The core — Hume without the caricature

Hume is remembered in slogans: cause and effect is "only" habit; you cannot derive an "ought" from an "is"; miracles are never credible. Taken alone, they make him sound like a man who only ever said no. Ayer's real service is to show the constructive naturalism underneath — Hume is building a "science of human nature," an account of how minds like ours actually form beliefs, feel, and judge, once you stop expecting reason to deliver more than it can.

Reason is, and ought only to be the slave of the passions.

— Hume, Treatise II.iii.3; Ayer uses lines like this to show the positive theory behind the scepticism (editorial gloss)

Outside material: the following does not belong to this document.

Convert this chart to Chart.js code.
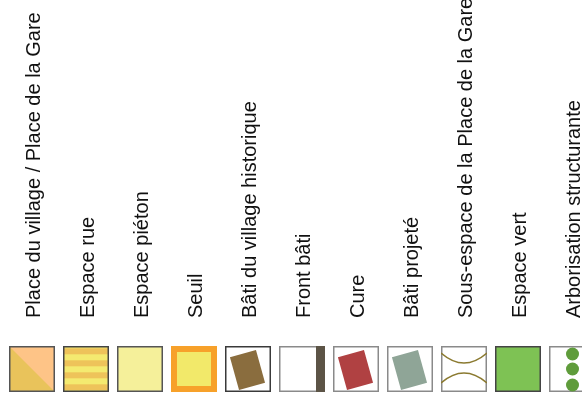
<!DOCTYPE html>
<html>
<head>
<meta charset="utf-8">
<script src="https://cdn.jsdelivr.net/npm/chart.js@4"></script>
<style>
html,body{margin:0;padding:0;background:#fff;overflow:hidden;}
#wrap{position:relative;width:582px;height:401px;}
</style>
</head>
<body>
<div id="wrap"><canvas id="c"></canvas></div>
<script>
// Legend entries (categories), left to right
const categories = [
  "Place du village / Place de la Gare",
  "Espace rue",
  "Espace piéton",
  "Seuil",
  "Bâti du village historique",
  "Front bâti",
  "Cure",
  "Bâti projeté",
  "Sous-espace de la Place de la Gare",
  "Espace vert",
  "Arborisation structurante"
];
// Symbol kind for each entry
const symbols = ["split","stripes","plain","seuil","bati","front","cure","projete","curves","vert","arbres"];
// Row level of every swatch (all on one row)
const rowLevel = [0,0,0,0,0,0,0,0,0,0,0];

const S = 46;
function box(ctx, fill, stroke){
  if(fill){ctx.fillStyle=fill;ctx.fillRect(0,0,S,S);}
  ctx.strokeStyle=stroke;ctx.lineWidth=1.5;ctx.strokeRect(0.75,0.75,S-1.5,S-1.5);
}
function rotRect(ctx,color){
  ctx.save();
  ctx.translate(22.5,24);
  ctx.rotate(-15.5*Math.PI/180);
  ctx.fillStyle=color;
  ctx.fillRect(-13.5,-17,27,34);
  ctx.restore();
}
function makeIcon(kind){
  const c=document.createElement('canvas');c.width=S;c.height=S;
  const ctx=c.getContext('2d');
  switch(kind){
    case 'split':
      ctx.fillStyle='#E9C35B';ctx.fillRect(0,0,S,S);
      ctx.fillStyle='#FEC487';
      ctx.beginPath();ctx.moveTo(0,0);ctx.lineTo(S,0);ctx.lineTo(S,S);ctx.closePath();ctx.fill();
      box(ctx,null,'#555');break;
    case 'stripes':
      ctx.fillStyle='#F4EA70';ctx.fillRect(0,0,S,S);
      ctx.fillStyle='#EEC35A';
      for(let y=2.3;y<S;y+=12){ctx.fillRect(0,y,S,6);}
      box(ctx,null,'#444');break;
    case 'plain':
      box(ctx,'#F5F09A','#555');break;
    case 'seuil':
      ctx.fillStyle='#F7A12A';ctx.fillRect(0,0,S,S);
      ctx.fillStyle='#F2E96A';ctx.fillRect(6,6,S-12,S-12);
      break;
    case 'bati':
      box(ctx,'#FFFFFF','#3a3a3a');rotRect(ctx,'#8A6D3E');break;
    case 'front':
      box(ctx,'#FFFFFF','#8a8a8a');
      ctx.fillStyle='#5C5446';ctx.fillRect(37,0,9,S);break;
    case 'cure':
      box(ctx,'#FFFFFF','#8a8a8a');rotRect(ctx,'#B04142');break;
    case 'projete':
      box(ctx,'#FFFFFF','#8a8a8a');rotRect(ctx,'#8FA597');break;
    case 'curves':
      box(ctx,'#FFFFFF','#8a8a8a');
      ctx.strokeStyle='#8B7A30';ctx.lineWidth=1.6;
      ctx.beginPath();ctx.moveTo(0,7);ctx.quadraticCurveTo(23,27,S,7);ctx.stroke();
      ctx.beginPath();ctx.moveTo(0,37);ctx.quadraticCurveTo(23,17,S,37);ctx.stroke();
      break;
    case 'vert':
      box(ctx,'#7EC254','#444');break;
    case 'arbres':
      box(ctx,'#FFFFFF','#8a8a8a');
      ctx.fillStyle='#5F9C3B';
      [8,23,39].forEach(y=>{ctx.beginPath();ctx.arc(23.5,y,6.5,0,Math.PI*2);ctx.fill();});
      break;
  }
  return c;
}
const icons = symbols.map(makeIcon);
const points = categories.map((_,i)=>({x:i,y:rowLevel[i]}));

new Chart(document.getElementById('c'),{
  type:'scatter',
  data:{datasets:[{
    data:points,
    pointStyle:icons,
    pointRadius:23,
    clip:false
  }]},
  options:{
    responsive:true,maintainAspectRatio:false,animation:false,events:[],
    devicePixelRatio:1,
    layout:{padding:0,autoPadding:false},
    plugins:{legend:{display:false},tooltip:{enabled:false}},
    scales:{
      x:{
        type:'linear',position:'top',
        min:-32/54,max:(582-32)/54,
        grid:{display:false,drawTicks:false},border:{display:false},
        afterBuildTicks:s=>{s.ticks=categories.map((_,i)=>({value:i}));},
        afterFit:s=>{s.height=320;s.paddingLeft=0;s.paddingRight=0;},
        ticks:{
          autoSkip:false,minRotation:90,maxRotation:90,padding:2,labelOffset:26,
          color:'#111',
          font:{family:'"Liberation Sans", Arial, sans-serif',size:20},
          callback:v=>categories[v]
        }
      },
      y:{type:'linear',display:false,min:-1,max:1.53}
    }
  }
});
</script>
</body>
</html>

That is the value of the book: the slogans you arrived with get connected to a system, and you leave holding the theory instead of the catchphrase.

Three highlights

1. Empiricist on empiricist

Ayer is not a neutral guide; he is Hume's twentieth-century heir, and he reads him with a practitioner's eye for which arguments still bite. That partisanship is a feature — you see which parts of Hume a serious empiricist still wants to defend, and where even an ally thinks he overreached.

2. The whole map, fast

Knowledge, causation, the self, the passions, morals, religion — the entire territory in one short book, so that when you open the Enquiry or the Treatise you already know which country you are in.

3. Brevity with a point of view

The series format forbids padding, and Ayer turns economy into argument: every chapter takes a stand on what Hume achieved. It is a primer that a specialist can still argue with.

What to watch out for

Two honest notes. First, it is Ayer's Hume. His logical-empiricist sympathies shape the emphases — light on Hume the historian and essayist, keen on the theory of meaning — so treat the readings as strong interpretations, not neutral reportage. For the man and the full career, pair it with Harris's Intellectual Biography. Second, it is a map, not the territory: it is preparation for reading Hume, not a substitute. The point of Step 1 is to get you to Step 2 — the Enquiry — in good order.

Editorial room notes Reading time: about three hours. Our rating rests on first-hand reading and bibliographic checking. Among the philosopher volumes in the Very Short Introductions, this is one we recommend without hesitation as a first book on Hume; the quotation above is our editorial gloss, with the passage cited.